Astronomy / Space The 'missing' mass of the universe?

The 2015 Nobel Prize in Physics has been awarded for the discovery that neutrinos switch between different "flavours". So why has the work been deemed worthy of the highest award in science?

First proposed by the Austrian Wolfgang Pauli in 1930, neutrinos are among the 17-odd irreducible building blocks of the world around us.

They're also wallflowers in the world of sub-atomic particles, rarely interacting with the other matter around them.

http://www.bbc.co.uk/news/science-environment-34454831

Apologies for the BBC reference.
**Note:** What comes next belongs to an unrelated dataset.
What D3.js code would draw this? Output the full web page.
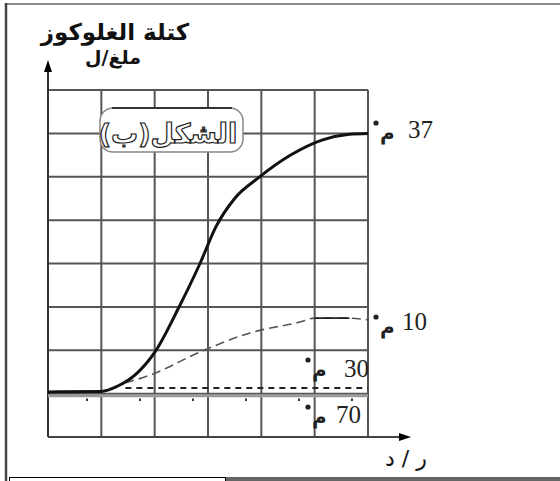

Its writers are never particularly intelligent at the best of times and never more so than when it comes to anything that involves accuracy.

But this would seem to be an outstanding discovery.
 
If you're wondering if they could be the dark matter you're always hearing about, they can't. Essentially, they move too fast to do the job.
 
"Dark Matter" is just matter that is not producing light or EMR...correct? Why are we looking for exotic 'dark matter' when there are gazillions of planets and orbital bodies that are 'dark'?
 
If you're wondering if they could be the dark matter you're always hearing about, they can't. Essentially, they move too fast to do the job.

No, your assumptions of the nature of dark matter have no basis. All that is known is a lot of mass is missing.

This discovery suggests that what was assumed to be massless in fact has mass. Whether that will be sufficient mass to fill the arithmetic void remains to be seen.


"Dark Matter" is just matter that is not producing light or EMR...correct? Why are we looking for exotic 'dark matter' when there are gazillions of planets and orbital bodies that are 'dark'?

Not quite. the nature of dark matter in unknown. All that is known is it's apparent affect.
 
"Dark Matter" is just matter that is not producing light or EMR...correct? Why are we looking for exotic 'dark matter' when there are gazillions of planets and orbital bodies that are 'dark'?

You can determine the fraction of matter that is baryonic (normal matter) can be determined in a couple of way - looking at X-rays from the gas in galaxy clusters, and looking at light element abundances and using our understanding of how they were formed in the Big Bang. These indicate that most matter isn't atomic.
 
No, your assumptions of the nature of dark matter have no basis. All that is known is a lot of mass is missing.

This discovery suggests that what was assumed to be massless in fact has mass. Whether that will be sufficient mass to fill the arithmetic void remains to be seen.

Your assumptions about my assumptions have no basis. There are multiple lines of evidence for dark matter. An obvious and classic one is the rotation curves of spiral galaxies and the velocity dispersions in elliptical galaxies. They show big mass concentrations in and around galaxies that are not consistent with the distribution you can infer from the emitted light.

Neutrinos are known to have mass, and known to have very very little mass (cosmology and the distribution of galaxies in the universe actually give the tightest constraints). Particles without a lot of mass given even a tiny amount of energy will go very very fast, and you can't make them stay in a galaxy long enough to hold the galaxy together. Worse than that, we have pretty good ideas about how structures form in the universe (based on very uncontroversial gravity and big computer simulations) and you can't get the observed numbers and distribution of galaxies just with the known amount of ordinary matter plus neutrinos within the mass constraints we have for them.

It's not just that we know matter is missing. It has to broadly have certain properties to work right - it's a very big 'broadly' but it excludes the kind of neutrinos in question.